--- What you need to do ---
Output the full listing below exactly, without the pictures.
----
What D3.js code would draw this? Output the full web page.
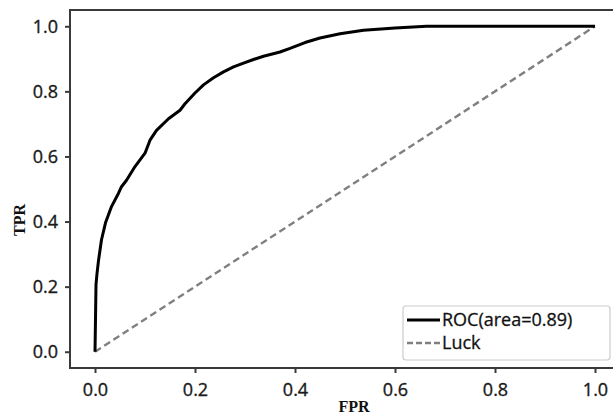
<!DOCTYPE html>
<html lang="en">
<head>
<meta charset="UTF-8">
<title>ROC curve</title>
<script src="https://d3js.org/d3.v7.min.js"></script>
<style>
  body { margin: 0; background: #fff; }
  svg { display: block; background: #fff; }
  .tick text { font-family: "Open Sans", sans-serif; font-size: 18px; fill: #1a1a1a; stroke: #1a1a1a; stroke-width: 0.35px; }
  .axis-title { font-family: "Liberation Serif", "Times New Roman", serif; font-weight: bold; font-size: 16px; fill: #111; }
  .legend text { font-family: "Open Sans", sans-serif; font-size: 18px; fill: #111; stroke: #111; stroke-width: 0.3px; }
</style>
</head>
<body>
<svg width="613" height="415"></svg>
<script>
// ROC curve points (FPR, TPR)
const fpr = [0, 0.001, 0.002, 0.004, 0.007, 0.013, 0.021, 0.033, 0.047, 0.053, 0.063, 0.08, 0.1, 0.11, 0.123, 0.147, 0.17, 0.18, 0.2, 0.217, 0.237, 0.257, 0.277, 0.297, 0.317, 0.337, 0.37, 0.39, 0.42, 0.45, 0.49, 0.537, 0.6, 0.663, 1.0];
const tpr = [0, 0.1, 0.206, 0.24, 0.28, 0.344, 0.396, 0.446, 0.487, 0.507, 0.527, 0.569, 0.61, 0.65, 0.68, 0.716, 0.742, 0.762, 0.795, 0.82, 0.842, 0.86, 0.875, 0.887, 0.898, 0.908, 0.921, 0.932, 0.95, 0.964, 0.977, 0.988, 0.995, 1.0, 1.0];
const luck = [[0, 0], [1, 1]];
const ticks = [0, 0.2, 0.4, 0.6, 0.8, 1.0];
const legendLabels = ["ROC(area=0.89)", "Luck"];

const svg = d3.select("svg");
const m = { left: 70, right: 620, top: 10, bottom: 368 };

const x = d3.scaleLinear().domain([-0.05, 1.05]).range([m.left, m.right]);
const y = d3.scaleLinear().domain([-0.05, 1.05]).range([m.bottom, m.top]);

// frame
svg.append("rect")
  .attr("x", m.left).attr("y", m.top)
  .attr("width", m.right - m.left).attr("height", m.bottom - m.top)
  .attr("fill", "none").attr("stroke", "#3a3a3a").attr("stroke-width", 2);

// axes
const xAxis = svg.append("g")
  .attr("transform", `translate(0,${m.bottom})`)
  .call(d3.axisBottom(x).tickValues(ticks).tickFormat(d3.format(".1f")).tickSize(5).tickPadding(10));
const yAxis = svg.append("g")
  .attr("transform", `translate(${m.left},0)`)
  .call(d3.axisLeft(y).tickValues(ticks).tickFormat(d3.format(".1f")).tickSize(5).tickPadding(7));
[xAxis, yAxis].forEach(a => {
  a.attr("font-size", null).attr("font-family", null);
  a.select(".domain").remove();
  a.selectAll(".tick line").attr("stroke", "#3a3a3a").attr("stroke-width", 2);
});

// luck diagonal
svg.append("path")
  .datum(luck)
  .attr("d", d3.line().x(d => x(d[0])).y(d => y(d[1])))
  .attr("fill", "none").attr("stroke", "#808080")
  .attr("stroke-width", 2.4).attr("stroke-dasharray", "7,4");

// roc curve
svg.append("path")
  .datum(d3.zip(fpr, tpr))
  .attr("d", d3.line().x(d => x(d[0])).y(d => y(d[1])))
  .attr("fill", "none").attr("stroke", "#000")
  .attr("stroke-width", 3).attr("stroke-linejoin", "round");

// axis titles
svg.append("text").attr("class", "axis-title")
  .attr("x", 354).attr("y", 412).attr("text-anchor", "middle").text("FPR");
svg.append("text").attr("class", "axis-title")
  .attr("transform", "translate(25,220) rotate(-90)")
  .attr("text-anchor", "middle").text("TPR");

// legend
const lg = svg.append("g").attr("class", "legend");
lg.append("rect")
  .attr("x", 403).attr("y", 306).attr("width", 207).attr("height", 54)
  .attr("rx", 3).attr("fill", "#fff").attr("stroke", "#ccc").attr("stroke-width", 1.2);
const rows = [
  { label: legendLabels[0], color: "#000", dash: null, w: 2.8 },
  { label: legendLabels[1], color: "#808080", dash: "6,3", w: 2.4 }
];
rows.forEach((r, i) => {
  const yy = 320 + i * 23;
  lg.append("line")
    .attr("x1", 407).attr("x2", 440).attr("y1", yy).attr("y2", yy)
    .attr("stroke", r.color).attr("stroke-width", r.w)
    .attr("stroke-dasharray", r.dash);
  lg.append("text").attr("x", 442).attr("y", yy).attr("dy", "0.35em").text(r.label);
});
</script>
</body>
</html>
----
--- Expected answer ---
What D3.js code would draw this? Output the full web page.
<!DOCTYPE html>
<html lang="en">
<head>
<meta charset="UTF-8">
<title>ROC curve</title>
<script src="https://d3js.org/d3.v7.min.js"></script>
<style>
  body { margin: 0; background: #fff; }
  svg { display: block; background: #fff; }
  .tick text { font-family: "Open Sans", sans-serif; font-size: 18px; fill: #1a1a1a; stroke: #1a1a1a; stroke-width: 0.35px; }
  .axis-title { font-family: "Liberation Serif", "Times New Roman", serif; font-weight: bold; font-size: 16px; fill: #111; }
  .legend text { font-family: "Open Sans", sans-serif; font-size: 18px; fill: #111; stroke: #111; stroke-width: 0.3px; }
</style>
</head>
<body>
<svg width="613" height="415"></svg>
<script>
// ROC curve points (FPR, TPR)
const fpr = [0, 0.001, 0.002, 0.004, 0.007, 0.013, 0.021, 0.033, 0.047, 0.053, 0.063, 0.08, 0.1, 0.11, 0.123, 0.147, 0.17, 0.18, 0.2, 0.217, 0.237, 0.257, 0.277, 0.297, 0.317, 0.337, 0.37, 0.39, 0.42, 0.45, 0.49, 0.537, 0.6, 0.663, 1.0];
const tpr = [0, 0.1, 0.206, 0.24, 0.28, 0.344, 0.396, 0.446, 0.487, 0.507, 0.527, 0.569, 0.61, 0.65, 0.68, 0.716, 0.742, 0.762, 0.795, 0.82, 0.842, 0.86, 0.875, 0.887, 0.898, 0.908, 0.921, 0.932, 0.95, 0.964, 0.977, 0.988, 0.995, 1.0, 1.0];
const luck = [[0, 0], [1, 1]];
const ticks = [0, 0.2, 0.4, 0.6, 0.8, 1.0];
const legendLabels = ["ROC(area=0.89)", "Luck"];

const svg = d3.select("svg");
const m = { left: 70, right: 620, top: 10, bottom: 368 };

const x = d3.scaleLinear().domain([-0.05, 1.05]).range([m.left, m.right]);
const y = d3.scaleLinear().domain([-0.05, 1.05]).range([m.bottom, m.top]);

// frame
svg.append("rect")
  .attr("x", m.left).attr("y", m.top)
  .attr("width", m.right - m.left).attr("height", m.bottom - m.top)
  .attr("fill", "none").attr("stroke", "#3a3a3a").attr("stroke-width", 2);

// axes
const xAxis = svg.append("g")
  .attr("transform", `translate(0,${m.bottom})`)
  .call(d3.axisBottom(x).tickValues(ticks).tickFormat(d3.format(".1f")).tickSize(5).tickPadding(10));
const yAxis = svg.append("g")
  .attr("transform", `translate(${m.left},0)`)
  .call(d3.axisLeft(y).tickValues(ticks).tickFormat(d3.format(".1f")).tickSize(5).tickPadding(7));
[xAxis, yAxis].forEach(a => {
  a.attr("font-size", null).attr("font-family", null);
  a.select(".domain").remove();
  a.selectAll(".tick line").attr("stroke", "#3a3a3a").attr("stroke-width", 2);
});

// luck diagonal
svg.append("path")
  .datum(luck)
  .attr("d", d3.line().x(d => x(d[0])).y(d => y(d[1])))
  .attr("fill", "none").attr("stroke", "#808080")
  .attr("stroke-width", 2.4).attr("stroke-dasharray", "7,4");

// roc curve
svg.append("path")
  .datum(d3.zip(fpr, tpr))
  .attr("d", d3.line().x(d => x(d[0])).y(d => y(d[1])))
  .attr("fill", "none").attr("stroke", "#000")
  .attr("stroke-width", 3).attr("stroke-linejoin", "round");

// axis titles
svg.append("text").attr("class", "axis-title")
  .attr("x", 354).attr("y", 412).attr("text-anchor", "middle").text("FPR");
svg.append("text").attr("class", "axis-title")
  .attr("transform", "translate(25,220) rotate(-90)")
  .attr("text-anchor", "middle").text("TPR");

// legend
const lg = svg.append("g").attr("class", "legend");
lg.append("rect")
  .attr("x", 403).attr("y", 306).attr("width", 207).attr("height", 54)
  .attr("rx", 3).attr("fill", "#fff").attr("stroke", "#ccc").attr("stroke-width", 1.2);
const rows = [
  { label: legendLabels[0], color: "#000", dash: null, w: 2.8 },
  { label: legendLabels[1], color: "#808080", dash: "6,3", w: 2.4 }
];
rows.forEach((r, i) => {
  const yy = 320 + i * 23;
  lg.append("line")
    .attr("x1", 407).attr("x2", 440).attr("y1", yy).attr("y2", yy)
    .attr("stroke", r.color).attr("stroke-width", r.w)
    .attr("stroke-dasharray", r.dash);
  lg.append("text").attr("x", 442).attr("y", yy).attr("dy", "0.35em").text(r.label);
});
</script>
</body>
</html>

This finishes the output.